Надо было не торопясь и не ошибаясь, во всем разобраться. Бои, порой очень сильные, жестокие, велись частями 40-й армии и афганской армией во всех провинциях страны с главной целью: разбив в том или ином районе (уезде, волости) душманов, установить там народно-демократическую власть. Порой это удавалось легко, но чаще всего с большими потерями с той и другой стороны. Да и установленная власть была какой-то вялой и непрочной, не укрепляла сама себя, свой авторитет. Иногда ее людей перерезали местные жители, под предлогом, что они – басурманы, предали Аллаха, а чаще всего эта власть бесследно сама куда-то исчезала, как только из аула, где она была установлена, убывали подразделения афганской и советской армий.

И все-таки, вот эти, возможно и весьма поверхностные впечатления о положении дел в стране мне надо было квалифицированно проанализировать, прийти к определенным выводам и главное – определить, наметить хотя бы на ближайшие два-три месяца свои цели, задачи и способы их решения, определить политику и стратегию своей работы в Афганистане в условиях необъявленной войны.

Одному, я считал, этого не решить. И в то же время мне не хотелось, особенно на первых порах пребывания в должности, расширять круг лиц, участвовавших в обсуждении важных военных проблем. Поэтому я остановился на золотой середине: будем пока вчетвером анализировать обстановку и делать по ней выводы. Это генерал Черемных Владимир Петрович, обладающий острым и дерзким умом, уже имеющий восьмимесячный афганский опыт, генерал Самойленко Виктор Георгиевич, рассудительный и глубокий человек, мой заместитель по политической части; полковник Бруниниекс Илмар Янович, отличный оператор, прошедший со мной по службе от капитана до полковника с его латышской пунктуальностью, честностью и знанием в совершенстве современного общевойскового боя, техники и вооружения. И, четвертый – я.

– Разворошил медведь ульи на пасеке, – оценивает обстановку Самойленко.

– Менять надо тактику, – Черемных тычет по карте то в одно место, то в другое. – Рейды, рейды – всюду рейды!

– А пчелы жжик-жжик… – иронизирует Самойленко, – а медведь лапой хрясть-хрясть, а пчелы жжик-жжик…

– Нэт, нэ так, Виктор Георгиевич, – не соглашается с Самойленко Бруниниекс. – И вы нэ правы, Владимир Пэтрович, стратэгия и тактика вэрныэ были.

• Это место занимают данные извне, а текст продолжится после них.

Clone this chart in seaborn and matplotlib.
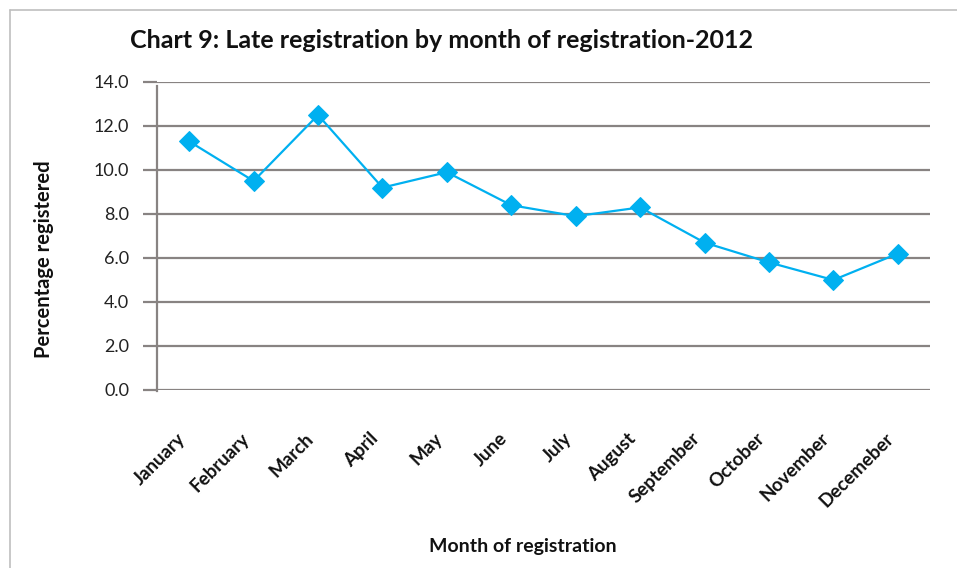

– Согласен, были! – не унимался Черемных.

Уже не первый день в таких язвительных препирательствах мы обсуждаем, обсуждаем и обсуждаем – что же все таки делать? Чувствуем, даже уверены, что рейдовая война себя изжила, а вот новые формы и способы боевых действий пока изобрести мы не в состоянии. К тому же на сентябрь-октябрь месяцы планы боевых действий в ДРА 40-й армии и афганской армии одобрены Москвой, и нам вряд ли удастся что-то кардинально изменить, тем более, пока Соколов и Ахромеев находятся в Афганистане. И все же будем искать.

Тут надобно сказать несколько слов о рейдовой войне.

Соколов и Ахромеев, координировавшие на начальном этапе боевые действия советской и афганской армий, определили для борьбы с противником стратегию и тактику, получившие название рейдовой войны. («Рейд» трактуется словарем Ожегова как «набег подвижных военных сил в тыл противника».)